En Balears los alquileres cuestan de media un 1,4% más que antes de la crisis. Según el Ministerio de Fomento, registran máximos históricos, y seguirán subiendo, al menos tres o cuatro años más, aseguran los expertos. Palma está muy cerca de superar ese techo, pero los datos que manejan las administraciones sobre este fenómeno son aún muy imprecisos, de manera que, por ejemplo, es difícil saber con exactitud qué parte de quienes se mudan lo hacen expulsados por el mercado. Los números están ahí, existen mecanismos para acceder a ellos, y sin embargo queda por hacer un trabajo minucioso de investigación y análisis. Sí sabemos, por ejemplo, porque lo refleja el INE, que somos la quinta autonomía con más litigios por impago y que el principal motivo de estas demandas es la subida del alquiler. Y por otra parte, los empresarios aseguran que faltan pisos para rentas medias, con lo que justifican que se sigan proyectando nuevas promociones. Tanta información cruzada se presta a una enorme confusión, la misma que parece sobrevolar la planificación de los usos en de las ciudades. Es posible que en medio del debate sobre la utilización turística de las áreas residenciales a los responsables políticos se les haya escapado la verdadera naturaleza del problema; quien desea hacer negocio siempre hallará la manera de obtener rentabilidad, pero el gobierno tiene el deber moral de no facilitar la usura, y hoy lo que se pide por algunos cuchitriles no tiene razón de ser. La vivienda -la de tipo medio, se entiende- no puede ser un artículo de lujo si hay leyes que protegen el derecho al acceso. Hay ahí una contradicción entre la doctrina y la acción.

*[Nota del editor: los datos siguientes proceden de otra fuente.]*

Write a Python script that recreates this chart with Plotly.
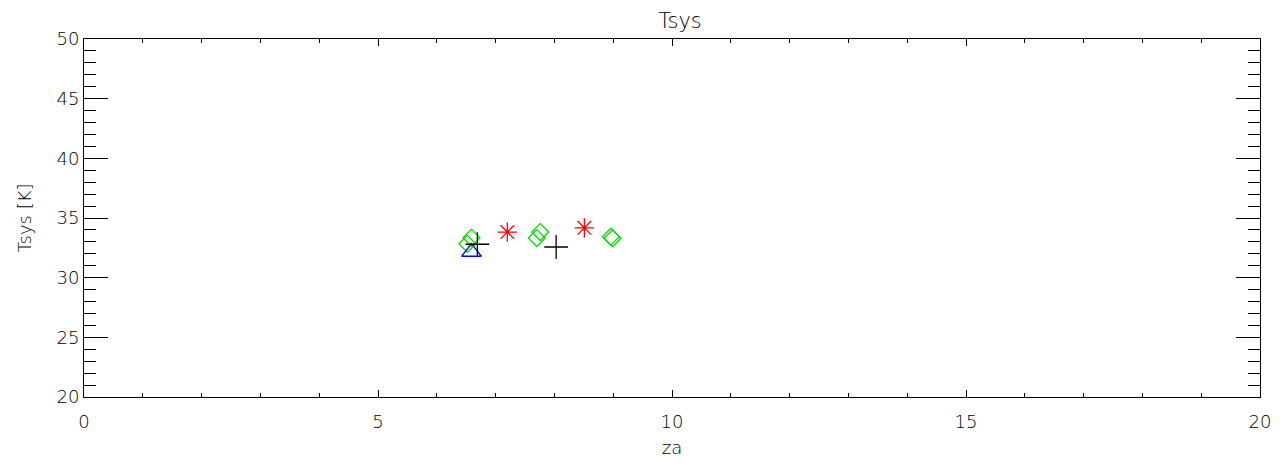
import plotly.graph_objects as go

# Data
diamond_x = [6.52, 6.59, 7.70, 7.76, 8.96, 8.99]
diamond_y = [32.84, 33.34, 33.32, 33.82, 33.43, 33.30]
triangle_x = [6.59]
triangle_y = [32.15]
plus_x = [6.69, 8.03]
plus_y = [32.80, 32.57]
star_x = [7.20, 8.51]
star_y = [33.82, 34.18]

FONT = "DejaVu Sans"
TXT = "#000000"
W = 200

fig = go.Figure()
fig.add_trace(go.Scatter(x=diamond_x, y=diamond_y, mode="markers",
                         marker=dict(symbol="diamond-open", size=13, color="#00dd00",
                                     line=dict(width=1.3, color="#00dd00"))))
fig.add_trace(go.Scatter(x=triangle_x, y=triangle_y, mode="markers",
                         marker=dict(symbol="triangle-up-open", size=17, color="#0000ff",
                                     line=dict(width=1.3, color="#0000ff"))))
fig.add_trace(go.Scatter(x=plus_x, y=plus_y, mode="markers",
                         marker=dict(symbol="cross-thin-open", size=17, color="#000000",
                                     line=dict(width=1.3, color="#000000"))))
fig.add_trace(go.Scatter(x=star_x, y=star_y, mode="markers",
                         marker=dict(symbol="asterisk-open", size=16, color="#ff0000",
                                     line=dict(width=1.3, color="#ff0000"))))

axis_common = dict(showgrid=False, zeroline=False, showline=True, linecolor="black",
                   linewidth=1, mirror="allticks", ticks="inside", tickcolor="black",
                   tickwidth=1, tickfont=dict(family=FONT, size=18, color=TXT, weight=W))

fig.update_xaxes(range=[0, 20], tick0=0, dtick=5, ticklen=7, ticklabelstandoff=8,
                 minor=dict(dtick=1, ticks="inside", ticklen=4, tickcolor="black", tickwidth=1),
                 title=dict(text="za", font=dict(family=FONT, size=18, color=TXT, weight=W), standoff=10),
                 **axis_common)
fig.update_yaxes(range=[20, 50], tick0=20, dtick=5, ticklen=24,
                 minor=dict(dtick=1, ticks="inside", ticklen=12, tickcolor="black", tickwidth=1),
                 title=dict(text="Tsys [K]", font=dict(family=FONT, size=18, color=TXT, weight=W), standoff=20),
                 **axis_common)

fig.update_layout(
    width=1283, height=466,
    margin=dict(l=84, r=20, t=39, b=67),
    paper_bgcolor="white", plot_bgcolor="white",
    showlegend=False,
    title=dict(text="Tsys", x=0.53, xanchor="center", y=0.955, yanchor="middle",
               font=dict(family=FONT, size=21, color=TXT, weight=W)),
)

fig.write_html("out.html", config={"displayModeBar": False},
               post_script="document.body.style.margin='0';document.body.style.overflow='hidden';")
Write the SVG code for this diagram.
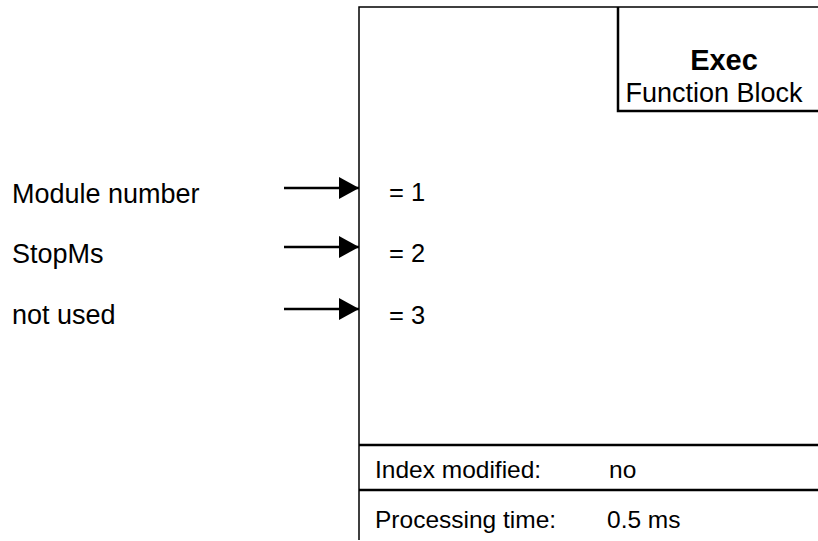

Algunas ciudades europeas ya han tomado medidas. En Berlín existe una zonificación que fija precios máximos de alquiler residencial, en función de la ubicación, superficie y estado de cada inmueble. Un índice de referencia marca las tarifas con las que se regula el sector y los pisos nuevos no pueden rebasarlas en más de un 10%. La medida adapta una normativa aprobada en 2015 por el parlamento alemán para limitar la especulación. Ese mismo año en París entró en vigor la ley Alur, que fija un tope del 20% sobre los precios de referencia que solo puede superarse en el caso de que la propiedad ofrezca algunos extras. Esto impide que los inmuebles que no cumplen determinados estándares de calidad entren en la puja de precios libres.

Los detractores alegan que en nuestro país este tipo de medidas provocarían un nuevo encarecimiento y la desaparición de por lo menos una cuarta parte de la oferta actual, porque muchos propietarios preferirían dejar sus pisos vacíos ante la perspectiva de una menor rentabilidad. Es posible que sea así, pero entonces ¿qué debe hacerse con este problema, el de muchas familias, para acceder a un lugar en el que vivir? ¿Hay que dejar que sea el propio mercado el que siga resolviendo quién queda al margen y quién no? Si se deja engordar la nueva burbuja, ese descarte será cada vez mayor, así que quizás esta vez no vale mirar de reojo ni asumir que son las reglas del juego y que no hay otras. Este conflicto social ya no admite convidados de piedra.